Imagine, if you will, that you've created this universe. That you've watched it expand and boil, then cool, collide and mature. That you've seen stars form and grow and die, then cast their contents to the cosmos, scattering the building blocks of molecules required for life. Imagine you look at just one of the hundreds of billions of galaxies that you have made, and from it select one of the hundreds of billions of stars, and give your focus to one of its planets.
From there, give your attention to first life. Watch it stutter and start, nearly obliterate itself in the oxygen catastrophe, watch it grow larger and expand in variety only to gaze on dispassionately while it is mostly annihilated some sixty five million years ago. Then see how life recovers, and watch how the mammals begin their ascendancy to fill a void left by the death of dinosaurs. Now wait millions of years, until you see the first apes straighten to two legs and stagger blinking into the light, afraid, alone, dying mostly of their teeth or in childbirth.
Watch the rise of the Neanderthals, with their hopes, rituals and protoreligious burials unanswered, then watch as they decline, dwindle and die. We mere mortals know that Homo florensiencsis discovered fire and likely made hunting tools but you will be able to see with clarity how closely these long dead cousins mirrored our intelligence. Enjoy the discoveries, waiting, watching, until some two hundred thousand years ago the first anatomical humans rise to enjoy a life of fear and early death. Wait further still, until some five thousand years ago you decide to reveal yourself to a man called Abram, and reveal to him the concern that has been most keenly pressing for this immense chasm of time:
"This is my covenant, which ye shall keep, between me and you and thy seed after thee; Every man child among you shall be circumcised.
And ye shall circumcise the flesh of your foreskin; and it shall be a token of the covenant betwixt me and you.
And he that is eight days old shall be circumcised among you, every man child in your generations, he that is born in the house, or bought with money of any stranger, which is not of thy seed.
He that is born in thy house, and he that is bought with thy money, must needs be circumcised: and my covenant shall be in your flesh for an everlasting covenant."
It seems the Westboro Baptist Church are not arbiters of divine intention. It is not 'fags' God hates, but foreskins, specifically Abram's, his sons', his descendants and his slaves.
But what has incurred His righteous anger?

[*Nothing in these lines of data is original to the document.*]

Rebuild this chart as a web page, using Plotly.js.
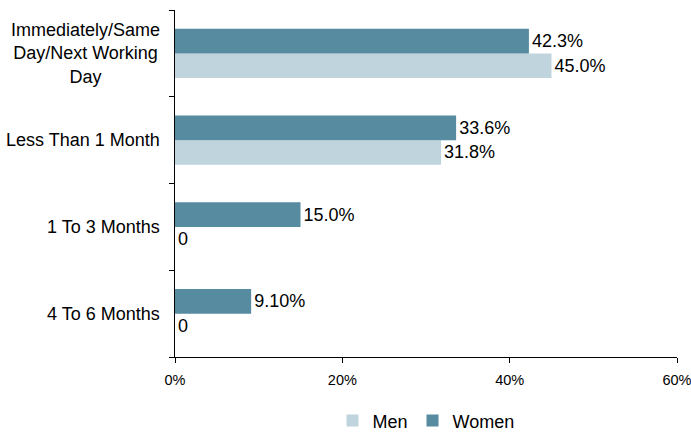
<!DOCTYPE html>
<html>
<head>
<meta charset="utf-8">
<script src="https://cdn.plot.ly/plotly-3.0.1.min.js"></script>
<style>
html,body{margin:0;padding:0;background:#fff;}
#chart{width:691px;height:432px;}
</style>
</head>
<body>
<div id="chart"></div>
<script>
// Data
const categories = ["Immediately/Same<br>Day/Next Working<br>Day", "Less Than 1 Month", "1 To 3 Months", "4 To 6 Months"];
const menValues = [45.0, 31.8, 0, 0];
const womenValues = [42.3, 33.6, 15.0, 9.1];
const menLabels = ["45.0%", "31.8%", "0", "0"];
const womenLabels = ["42.3%", "33.6%", "15.0%", "9.10%"];
const xTickVals = [0, 20, 40, 60];
const xTickText = ["0%", "20%", "40%", "60%"];

const FONT = "Liberation Sans, Arial, sans-serif";
const labelFont = {family: FONT, size: 18, color: "#000"};

const traces = [
  {
    type: "bar", orientation: "h", name: "Men",
    x: menValues, y: categories,
    text: menLabels, textposition: "outside", textfont: labelFont,
    constraintext: "none", cliponaxis: false,
    marker: {color: "#bfd4dd"}, hoverinfo: "none"
  },
  {
    type: "bar", orientation: "h", name: "Women",
    x: womenValues, y: categories,
    text: womenLabels, textposition: "outside", textfont: labelFont,
    constraintext: "none", cliponaxis: false,
    marker: {color: "#578ba0"}, hoverinfo: "none"
  }
];

const annotations = categories.map(c => ({
  xref: "paper", yref: "y", x: -0.025, y: c,
  xanchor: "right", yanchor: "middle", align: "center",
  text: c, showarrow: false, font: labelFont
}));

const layout = {
  width: 691, height: 432,
  margin: {l: 175, r: 14, t: 10, b: 75, autoexpand: false},
  paper_bgcolor: "#fff", plot_bgcolor: "#fff",
  barmode: "group", bargap: 0.435, bargroupgap: 0,
  font: {family: FONT, color: "#000"},
  xaxis: {
    range: [0, 60], tickvals: xTickVals, ticktext: xTickText,
    showgrid: false, zeroline: false,
    showline: true, linecolor: "#000", linewidth: 1,
    ticks: "outside", ticklen: 5, tickcolor: "#000",
    ticklabeloverflow: "allow", ticklabelstandoff: 5,
    tickfont: {family: FONT, size: 14.5, color: "#000"}
  },
  yaxis: {
    type: "category", categoryorder: "array", categoryarray: categories.slice().reverse(),
    range: [-0.5, 3.5], showticklabels: false,
    showgrid: false, zeroline: false,
    showline: true, linecolor: "#000", linewidth: 1,
    ticks: "outside", tickson: "boundaries", ticklen: 5, tickcolor: "#000"
  },
  showlegend: true,
  legend: {
    orientation: "h", x: 0.5, xanchor: "center", y: -0.184, yanchor: "middle",
    font: {family: FONT, size: 18, color: "#000"}, traceorder: "normal",
    itemwidth: 30
  },
  annotations: annotations
};

Plotly.newPlot("chart", traces, layout, {displayModeBar: false, staticPlot: true});
</script>
</body>
</html>
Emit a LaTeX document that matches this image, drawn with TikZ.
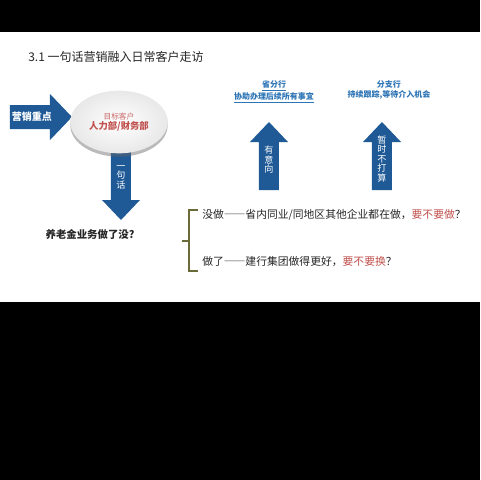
\documentclass[tikz,border=0pt]{standalone}
\usepackage{fontspec}
\setmainfont{Noto Sans CJK SC}
\usetikzlibrary{shapes.geometric,shadows}
\definecolor{arrowblue}{HTML}{1F5A96}
\definecolor{labelblue}{HTML}{2E75B6}
\definecolor{askred}{HTML}{C0504D}
\definecolor{bracecol}{HTML}{6B6B3A}
\newcommand*\fwdash{{\addfontfeatures{RawFeature=+fwid}——}}

\begin{document}
\begin{tikzpicture}[x=0.75pt,y=-0.75pt,
    blockarrow/.style={fill=arrowblue},
    txt/.style={inner sep=0pt,text=black!85},
    arrowtext/.style={inner sep=0pt,text=white,align=center,font=\fontsize{6.8}{7.1}\selectfont},
    bluelabel/.style={inner sep=0pt,text=labelblue,align=center,font=\fontsize{6}{7.5}\selectfont\bfseries}]
  \fill[black] (0,0) rectangle (480,480);
  \fill[white] (0,32) rectangle (480,302);
  \useasboundingbox (0,0) rectangle (480,480);

  % title
  \node (title) [txt,anchor=west,font=\fontsize{9}{11}\selectfont] at (28,57) {3.1 一句话营销融入日常客户走访};

  % left block arrow
  \fill[blockarrow] (10,105) -- (50,105) -- (50,94) -- (72,117) -- (50,140) -- (50,129) -- (10,129) -- cycle;
  \node (focus) [inner sep=0pt,text=white,font=\fontsize{7.5}{9}\selectfont\bfseries] at (32,117) {营销重点};

  % down block arrow
  \fill[blockarrow] (111,140) -- (131,140) -- (131,200) -- (140,200) -- (121,220) -- (102,200) -- (111,200) -- cycle;
  \node (oneline) [arrowtext] at (121,177) {一\\句\\话};

  % target customer disc
  \node (target) [ellipse,minimum width=73pt,minimum height=47pt,inner sep=0pt,
    shade,inner color=white,outer color=gray!18,
    drop shadow={shadow xshift=0pt,shadow yshift=-2.5pt,opacity=.45,fill=gray!80!black},
    align=center,font=\fontsize{5.8}{8}\selectfont] at (119,122)
    {\textcolor{askred!85}{目标客户}\\{\fontsize{7}{8}\selectfont\bfseries\textcolor{askred}{人力部/财务部}}};

  \node (question) [txt,font=\fontsize{7.8}{9}\selectfont\bfseries] at (90,234) {养老金业务做了没?};

  % brace
  \draw[bracecol,line width=1pt] (198,210) -- (189,210) -- (189,271) -- (198,271);
  \draw[bracecol,line width=1pt] (182,241) -- (189,241);

  \node (notyet) [txt,anchor=west,font=\fontsize{8.1}{9}\selectfont] at (202,215)
    {没做\fwdash 省内同业/同地区其他企业都在做，\textcolor{askred}{要不要做}？};
  \node (done) [txt,anchor=west,font=\fontsize{8.1}{9}\selectfont] at (202,262)
    {做了\fwdash 建行集团做得更好，\textcolor{askred}{要不要换}？};

  % up block arrows
  \fill[blockarrow] (259,190) -- (259,142) -- (250,142) -- (269,122) -- (288,142) -- (279,142) -- (279,190) -- cycle;
  \node (intent) [arrowtext] at (269,160) {有\\意\\向};
  \fill[blockarrow] (372,190) -- (372,142) -- (363,142) -- (382,122) -- (401,142) -- (392,142) -- (392,190) -- cycle;
  \node (notnow) [arrowtext] at (382,159) {暂\\时\\不\\打\\算};

  \node (province) [bluelabel] at (274,92) {\underline{省分行}\\\underline{协助办理后续所有事宜}};
  \node (branch) [bluelabel] at (389,90) {分支行\\持续跟踪,等待介入机会};
\end{tikzpicture}
\end{document}
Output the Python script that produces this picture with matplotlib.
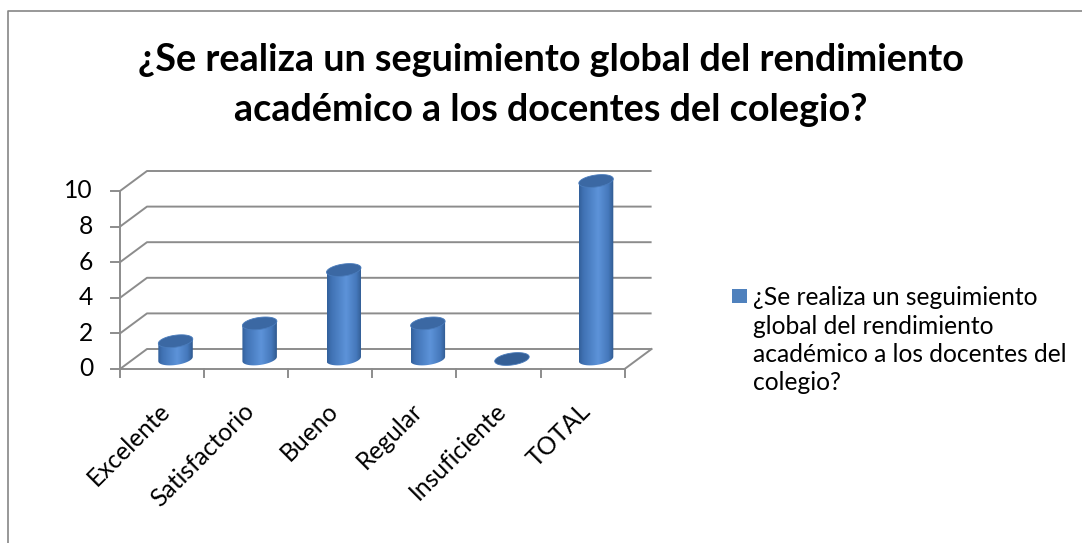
import textwrap
import numpy as np
import matplotlib
matplotlib.use("Agg")
import matplotlib.pyplot as plt
from matplotlib.patches import Polygon, Rectangle
from matplotlib.lines import Line2D

# data
categories = ["Excelente", "Satisfactorio", "Bueno", "Regular", "Insuficiente", "TOTAL"]
values = [1, 2, 5, 2, 0, 10]
y_ticks = [0, 2, 4, 6, 8, 10]
series_name = "¿Se realiza un seguimiento global del rendimiento académico a los docentes del colegio?"

W, H = 1082, 543
X0, CAT_W = 120, 84.1      # px of front axis and width of one category
Y0, UNIT = 369, 17.8       # px of value 0 and px per unit
DX, DY = 27 / CAT_W, 20 / UNIT   # depth of the 3d box in data units
GRID = "#8c8c8c"
FONT = "Lato"
FS = 17.7

fig = plt.figure(figsize=(W / 100, H / 100), dpi=100)
ax = fig.add_axes([0, 0, 1, 1])
ax.set_xlim(-X0 / CAT_W, (W - X0) / CAT_W)
ax.set_ylim((Y0 - H) / UNIT, Y0 / UNIT)
ax.axis("off")

n = len(categories)

# back wall + side wall gridlines
for v in y_ticks:
    ax.plot([0, DX, n + DX], [v, v + DY, v + DY], color=GRID, lw=1.4, solid_capstyle="butt")
ax.plot([n, n + DX], [0, DY], color=GRID, lw=1.4)

# cylinders
w, ey, k = 0.205, 6 / UNIT, 2.2 / UNIT
t = np.linspace(0, 2 * np.pi, 80)
pos = [0, 0.12, 0.55, 0.85, 1]
cols = np.array([[0x33, 0x60, 0x9b], [0x40, 0x72, 0xb4], [0x5d, 0x93, 0xd9],
                 [0x45, 0x78, 0xbb], [0x30, 0x5a, 0x90]]) / 255
xs = np.linspace(0, 1, 60)
grad = np.stack([np.interp(xs, pos, cols[:, c]) for c in range(3)], axis=-1)[None, :, :]

for i, v in enumerate(values):
    cx = i + 0.5 + DX / 2
    base = DY / 2
    top = base + v
    if v > 0:
        tb = np.linspace(np.pi, 2 * np.pi, 40)
        bx = cx + w * np.cos(tb)
        by = base + ey * np.sin(tb) + k * np.cos(tb)
        px = np.concatenate([[cx - w], bx, [cx + w]])
        py = np.concatenate([[top - k], by, [top + k]])
        body = Polygon(np.column_stack([px, py]), closed=True, facecolor="none", edgecolor="none")
        ax.add_patch(body)
        im = ax.imshow(grad, extent=[cx - w, cx + w, base - ey - k, top + ey + k],
                       aspect="auto", interpolation="bilinear", zorder=2)
        im.set_clip_path(body)
    ex = cx + w * np.cos(t)
    eyy = top + ey * np.sin(t) + k * np.cos(t)
    topc = "#3b68a3" if v > 0 else "#345f96"
    ax.add_patch(Polygon(np.column_stack([ex, eyy]), closed=True, facecolor=topc,
                         edgecolor="#4a7cbc", lw=0.6, zorder=3))

# front axes
ax.plot([0, 0], [0, max(y_ticks)], color=GRID, lw=1.4, zorder=4)
ax.plot([0, n], [0, 0], color=GRID, lw=1.4, zorder=4)
for v in y_ticks:
    ax.plot([-9 / CAT_W, 0], [v, v], color=GRID, lw=1.4, zorder=4)
    ax.text(-27 / CAT_W, v, str(v), ha="right", va="center", fontsize=FS,
            family=FONT, color="black")
for i in range(n + 1):
    ax.plot([i, i], [0, -8 / UNIT], color=GRID, lw=1.4, zorder=4)
for i, c in enumerate(categories):
    ax.text(i + 0.5 + 4 / CAT_W, -38 / UNIT, c, rotation=45, ha="right", va="center",
            rotation_mode="anchor", fontsize=FS, family=FONT)

# title
for j, line in enumerate(textwrap.wrap(series_name, 49)):
    fig.text(551 / W, 1 - (71 + 50 * j) / H, line, ha="center", va="baseline",
             fontsize=27.2, fontweight="bold", family=FONT)

# legend
fig.patches.append(Rectangle((732 / W, 1 - 303 / H), 15 / W, 14 / H, transform=fig.transFigure,
                             facecolor="#4f81bd", edgecolor="none"))
for j, line in enumerate(textwrap.wrap(series_name, 28)):
    fig.text(753 / W, 1 - (305 + 28.5 * j) / H, line, ha="left", va="baseline",
             fontsize=FS, family=FONT)

# chart border
fig.lines.append(Line2D([8 / W, 8 / W, 1], [0, 1 - 11 / H, 1 - 11 / H],
                        transform=fig.transFigure, color="#868686", lw=1.2))

fig.savefig("out.png", dpi=100)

It is not often that I foray into Old Testament territory, but when I do I recognise that we have the advantage of being able to call on learned Jewish thought. Here I bow to Rabbi Maimonides (pictured), likely the most well known and prolific Jewish philosopher of the Middle Ages. As both a scholar of the Torah and a respected physician he is ideally placed to elucidate. He described circumcision as
"...the wish to bring about a decrease in sexual intercourse and a weakening of the organ in question, so that this activity be diminished and the organ be in as quiet a state as possible...None of the activities necessary for the preservation of the individual is harmed thereby, nor is procreation rendered impossible, but violent concupiscence and lust that goes beyond what is needed are diminished. The fact that circumcision weakens the faculty of sexual excitement and sometimes perhaps diminishes the pleasure is indubitable."The free will so magnanimously offered at a price of suffering and death is reduced, diluted and restricted in God's first covenant with his chosen people. How many mothers and fathers cried tears for lost sons by enforcing this practice in a bronze-age culture? What deaths resulted from hacking at flesh with sharpened rocks in an age before what we would now consider rudimentary hygiene and medical care? The oft trumpeted and frankly dubious health benefits cannot be cited without explaining why Christians did not also deserve such bounty.
Yaweh in Genesis promulgates that failure to mutilate the genitalia of one's slaves and helpless infants is a crime so abhorrent as to require banishment. Later Paul in Galatians 5 rules that those wishing to continue the practice have failed so egregiously that they should instead castrate themselves. Is this the absolute source of unchanging morality that serves as foundation to the moral argument?